The “Open Data of the Russian Federation” competition was held for the third time. This competition, organized by federal ministries, services and agencies, venture capital investors, large innovative companies, the community of data experts and other non-profit organizations, aims to establish communication between the overseers of state websites and services, and those who use open data. Competition’s participants were tasked with finding out more about what information is required of those who needed, the development of modern digital services, and also shaping their vision of the development of state information policy.
A large amount of open data is published by public authorities, but it is not so easy to access and use effectively. To do so, professionals have to solve certain practical problems, Dmitry Muromtsev explains. Dr. Muromtsev is the head of the Department of Informatics and Applied Mathematics, and head of the International Laboratory of Information Science and Semantic Technologies at ITMO University. He was also a member of the Hackathon on Open Data jury.
As part of this competition, different events are held all around the country. In St. Petersburg, last weekend, the Open Data Hackathon ran for 2 days and was attended by students and graduates of universities from Moscow and St. Petersburg. The Hackathon was organized by ITMO University, the Open Government Initiative, and the European University’s Institute for the Rule of Law.
Participants of the competition either formed teams of 3 to 5 people, or participated as individuals. They had to have experience in Linked Data, Artificial Intelligence and Machine Learning. Altogether 5 teams participated in the challenge. Over the two days, the teams had to come up with the most creative solutions for the cases provided in order to win the prize money of 100,000 rubles.
The teams looked for practical solutions to existing issues faced by Russian government agencies. For example, in 2016, the Russian government announced an upcoming reform to its supervisory system. One of its priorities is the automatization of supervision of businesses and enterprises. A core idea of this initiative is the transition from a system of all-encompassing inspections towards a more risk-based selection. Optimizing the system to focus on medium or high risk companies requires a technical solution which can be developed with the help of machine learning.
Before the hackathon started, participants received a data array containing the list of more than 60,000 venues and facilities across 25 regions of the country, all of which were slated for inspection in 2018. The teams’ objective was to use this training sample to predict the risk category of each enterprise and to understand and explain to the jury the anomalies and patterns observed in the assignation of categories.
“A special complex analytical task was prepared for the Hackathon, which could be solved using machine learning technology based on open data. One of the main partners, the European University’s Institute for the Rule of Law, based on data from RosTrud, prepared a sample of the data. But, this data was insufficient and had to be combined with open data from other sources and registers”, shared Dmitry Muromtsev.
Do children’s camps and nuclear power plants have the same level of risk? Which regions and agencies are more accurate in their definitions of various risk categories? And why are inspection procedures in some regions different to those in neighboring areas? Participants of the hackathon had to not only use the initial dataset to answer these questions, but also study the subject area to identify what kinds of additional information would help to achieve the best result.

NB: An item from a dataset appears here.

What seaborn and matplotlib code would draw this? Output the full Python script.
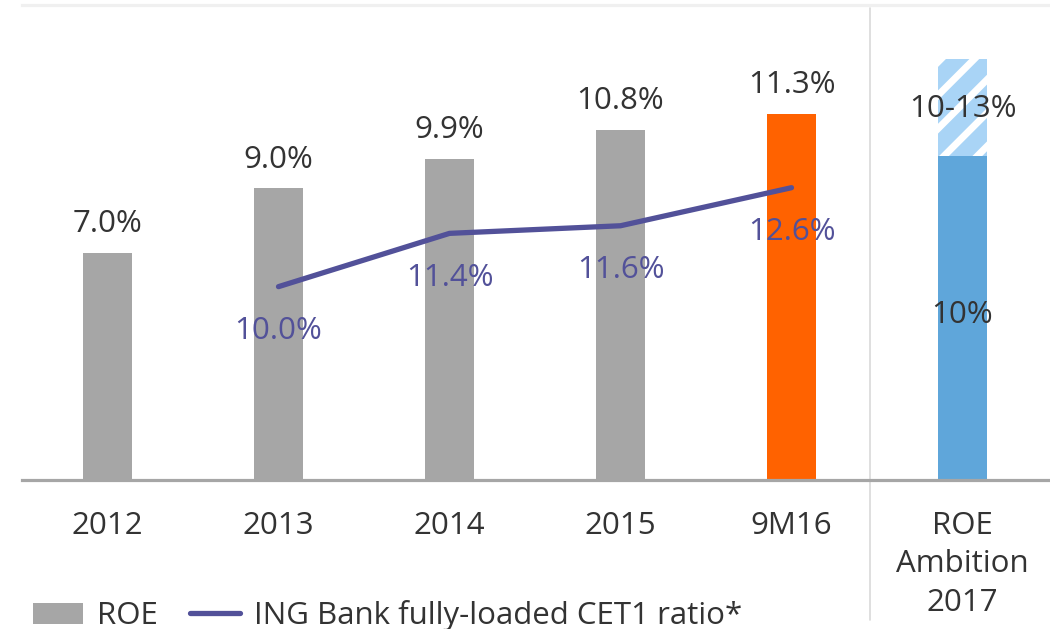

“We had to study a lot of additional information related to the subject area; we often had to untangle numerous existing inconsistencies that occur on state authorities resources. In the course of our work we tried different machine learning methods; we were interested in using the algorithms in order to eventually come to understand what results can be obtained at the output. Interestingly enough, we checked many possible solutions but the one that worked was the simplest of all”, said one of the participants from the St. Petersburg Academic University team.
While the task was quite specific, besides the formal requirements, the participants of the Hackathon had to decide and suggest what technology should be used to analyze periodically-published open data in order to solve complex analytic problems, added Dmitry Muromtsev. He noted that the results, which were obtained through the use of machine learning methods, as well as the curious patterns, can help with optimizing the work of a number of government agencies in the future.
“Looking for interesting connections between different sources of data can result in the development of recommendations that can help to create connections between different sources. For example, such sources could be two federal state authorities. If the technique demonstrates a high performance, these machine learning algorithms may be included in the analytical systems of the relevant departments which are then able, based on this data, to change the approach to their work; in this case, with supervisory inspections, for example, optimizing the amount of inspections will make them more meaningful and send them to the right places where there are actual problems”, explained Dmitry Muromtsev.
Moreover, as explained by the participants of the Hackathon, this two-day event made it possible to identify several problems that still prevent open data from being used in the most effective way possible. In particular, the resources of the public authorities today are not consistent when it comes to data; as such, information often has to be dealt with manually. Often, information is duplicated and the same data is found several times, in slightly different iterations. As such, in the future, it’s important to introduce common and clear standards for data, which will make it easier to analyze data while reducing costs of specific tasks.
Throughout the whole process, the teams were able to assess the effectiveness of their proposed models and track their position on an online leaderboard. As a result of the final decision of the jury, which also took into account objective data in the table, the winners were the team from St. Petersburg Academic University who won the grand prize of 100,000 rubles.